I’m pretty sure that was a personality test … and I just outed myself as a liberal Christian lesbian who hates coffee and loves Botox. I fixed the option you left out.
• Celine Dion calls—she’ll pay you $3 million annually to star as “Jenn Sterger, football fan” in her new Las Vegas production of “Celine Loves Football.” However, you have to work 362 nights per year, hop on one foot and repeatedly bark the line, “Does anyone here know the way to Santa Fe in the spring?”: My response: “With all due respect … f@#$ you, Canada.”
• Three pieces of advice you give to Katherine Webb: 1) Love every minute of it; 2) The block button: learn it. Love it. Own it; 3) Butter is not a carb.
• Five all-time favorite athletes you’ve dealt with: Ryan Grant, C.J. Wilson, Jason Babin, Frank Mir, Kris Jenkins. Honorable Mention: John Cena. (That counts right?)
• Five things always in your purse: a plastic pig, lip plumping lipgloss, every loyalty card I’ve ever been given, a toothbrush, Xanax (see your first rapid fire question)
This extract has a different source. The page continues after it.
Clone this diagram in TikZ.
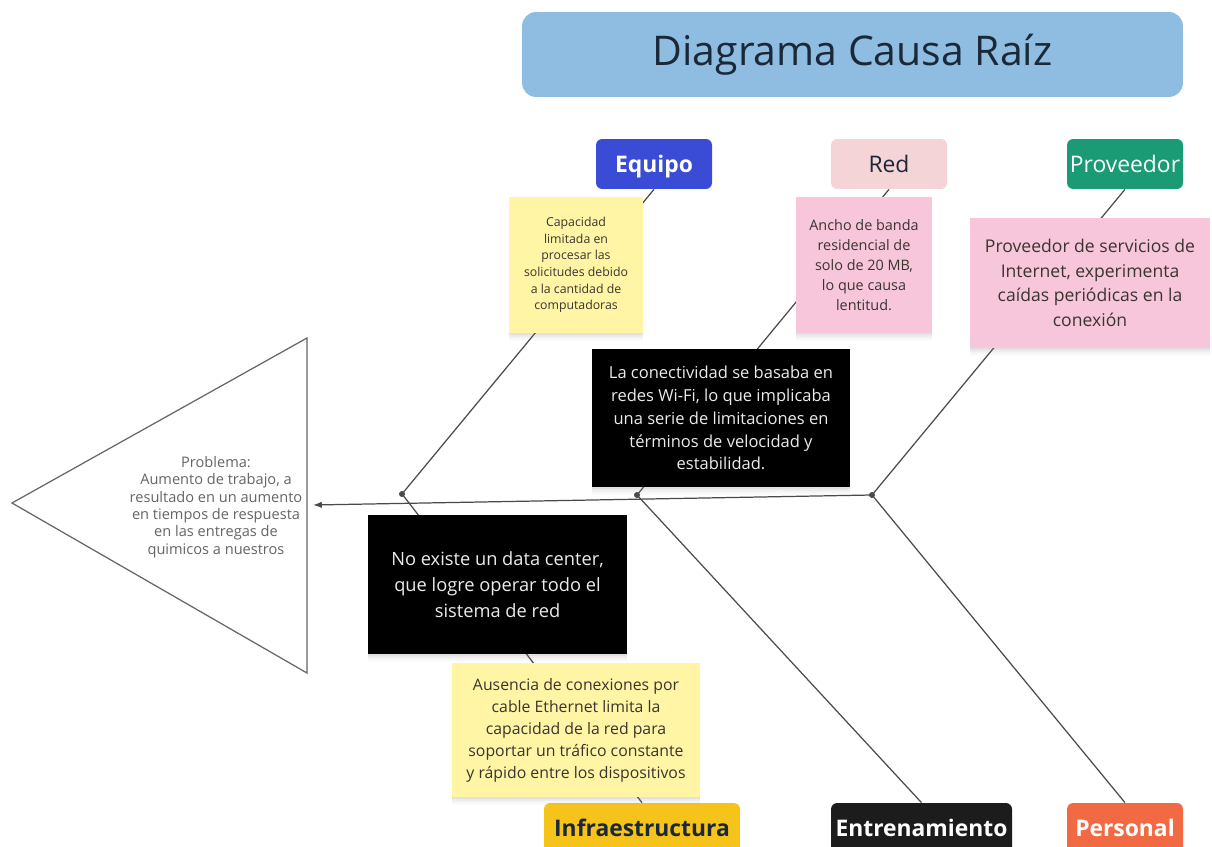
\documentclass[tikz,border=0pt]{standalone}
\usepackage{fontspec}
\setmainfont{Open Sans}
\usetikzlibrary{shadows,arrows.meta,backgrounds}
\definecolor{titleblue}{HTML}{8FBDE2}
\definecolor{titletext}{HTML}{1B2838}
\definecolor{equipoblue}{HTML}{3A4CD6}
\definecolor{redpink}{HTML}{F4D4D7}
\definecolor{provgreen}{HTML}{1A9B76}
\definecolor{noteyellow}{HTML}{FFF5A5}
\definecolor{notepink}{HTML}{F8C6DA}
\definecolor{infragold}{HTML}{F6C31B}
\definecolor{entrblack}{HTML}{1C1C1C}
\definecolor{persorange}{HTML}{F26A43}
\definecolor{linegray}{HTML}{4A4A4A}
\definecolor{notetext}{HTML}{3A3430}
\begin{document}
\begin{tikzpicture}[x=0.02cm,y=-0.02cm,
  catlabel/.style={rounded corners=3.5pt, inner sep=0pt, minimum height=1cm,
    text height=10pt, text depth=0pt, font=\fontsize{13}{15}\selectfont},
  softshadow/.style={
    drop shadow={shadow xshift=0pt, shadow yshift=-1.2pt, opacity=0.10},
    drop shadow={shadow xshift=0pt, shadow yshift=-2.4pt, opacity=0.08},
    drop shadow={shadow xshift=0pt, shadow yshift=-3.6pt, opacity=0.05},
    drop shadow={shadow xshift=0pt, shadow yshift=-4.8pt, opacity=0.03}},
  note/.style={inner sep=0pt, align=center, text=notetext, softshadow},
  blackbox/.style={fill=black, text=white!92!black, inner sep=0pt, align=center, softshadow},
  bone/.style={draw=linegray, line width=0.7pt},
  dot/.style={circle, fill=linegray, inner sep=0pt, minimum size=0.12cm},
]
\useasboundingbox (0,0) rectangle (1212,847);

% title
\node[fill=titleblue, rounded corners=8pt, minimum width=13.22cm, minimum height=1.70cm,
  inner sep=0pt, text=titletext, font=\fontsize{23.3}{27}\selectfont] (title) at (852.5,54.5) {Diagrama Causa Raíz};

% category labels
\node[catlabel, fill=equipoblue, text=white, font=\fontsize{13}{15}\selectfont\bfseries, minimum width=2.32cm] (equipo) at (654,164) {Equipo};
\node[catlabel, fill=redpink, text=titletext, minimum width=2.32cm] (red) at (889,164) {Red};
\node[catlabel, fill=provgreen, text=white, minimum width=2.32cm] (prov) at (1125,164) {Proveedor};
\node[catlabel, fill=infragold, text=titletext, font=\fontsize{13}{15}\selectfont\bfseries, minimum width=3.92cm] (infra) at (642,828) {Infraestructura};
\node[catlabel, fill=entrblack, text=white, font=\fontsize{13}{15}\selectfont\bfseries, minimum width=3.62cm] (entr) at (921.5,828) {Entrenamiento};
\node[catlabel, fill=persorange, text=white, font=\fontsize{13}{15}\selectfont\bfseries, minimum width=2.32cm] (pers) at (1125,828) {Personal};

% dots
\node[dot] (d1) at (402,494) {};
\node[dot] (d2) at (637,495) {};
\node[dot] (d3) at (872,495) {};

% problem triangle
\draw[draw=linegray!85, line width=0.7pt, fill=white] (12,503) -- (307,338) -- (307,673) -- cycle;
\node[align=center, text=linegray!85, font=\fontsize{8.3}{9.9}\selectfont] (prob) at (216,507)
  {Problema:\\Aumento de trabajo, a\\resultado en un aumento\\en tiempos de respuesta\\en las entregas de\\quimicos a nuestros};
\coordinate (tip) at (313,505);

% notes
\node[note, fill=noteyellow, minimum width=2.68cm, minimum height=2.72cm, font=\fontsize{7}{9.5}\selectfont] (n1) at (576,265)
  {Capacidad\\limitada en\\procesar las\\solicitudes debido\\a la cantidad de\\computadoras};
\node[note, fill=notepink, minimum width=2.72cm, minimum height=2.72cm, font=\fontsize{8.2}{11.3}\selectfont] (n2) at (864,265)
  {Ancho de banda\\residencial de\\solo de 20 MB,\\lo que causa\\lentitud.};
\node[note, fill=notepink, minimum width=4.8cm, minimum height=2.6cm, font=\fontsize{10}{14}\selectfont] (n3) at (1090,283)
  {Proveedor de servicios de\\Internet, experimenta\\caídas periódicas en la\\conexión};
\node[blackbox, minimum width=5.16cm, minimum height=2.76cm, font=\fontsize{9.4}{13}\selectfont] (b1) at (721,418)
  {La conectividad se basaba en\\redes Wi-Fi, lo que implicaba\\una serie de limitaciones en\\términos de velocidad y\\estabilidad.};
\node[blackbox, minimum width=5.18cm, minimum height=2.78cm, font=\fontsize{10.4}{14.7}\selectfont] (b2) at (497.5,584.5)
  {No existe un data center,\\que logre operar todo el\\sistema de red};
\node[note, fill=noteyellow, minimum width=4.96cm, minimum height=2.68cm, font=\fontsize{9}{12.5}\selectfont] (n4) at (576,730)
  {Ausencia de conexiones por\\cable Ethernet limita la\\capacidad de la red para\\soportar un tráfico constante\\y rápido entre los dispositivos};

% connectors behind
\begin{scope}[on background layer]
\draw[bone] (equipo.south) -- (d1.center);
\draw[bone] (d1.center) -- (infra.north);
\draw[bone] (red.south) -- (d2.center);
\draw[bone] (d2.center) -- (entr.north);
\draw[bone] (prov.south) -- (d3.center);
\draw[bone] (d3.center) -- (pers.north);
\end{scope}
\draw[bone, -{Latex[length=5pt,width=3.6pt]}] (d3.center) -- (tip);
\end{tikzpicture}
\end{document}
• Worst pickup line you’ve ever heard: “So is mine bigger than… You know…”
Me: ::: stares blankly ::: sips drink ::: walks away.
• If, one day, your 19-year-old daughter says, “I’m getting implants,” you say …: “Hi everyone! My name is Jennifer and I’m an alcoholic.”
• Favorite off-the-top-of-your-head joke: If you haven’t heard from me in a while its because I’m in the NFL witness Protection Program.
• Who would you rather spend the day with: Lance Armstrong, Barry Bonds or a random inmate from the nearby prison?: Don’t talk about my boyfriend like that, Jeff. You don’t know me!!!!!!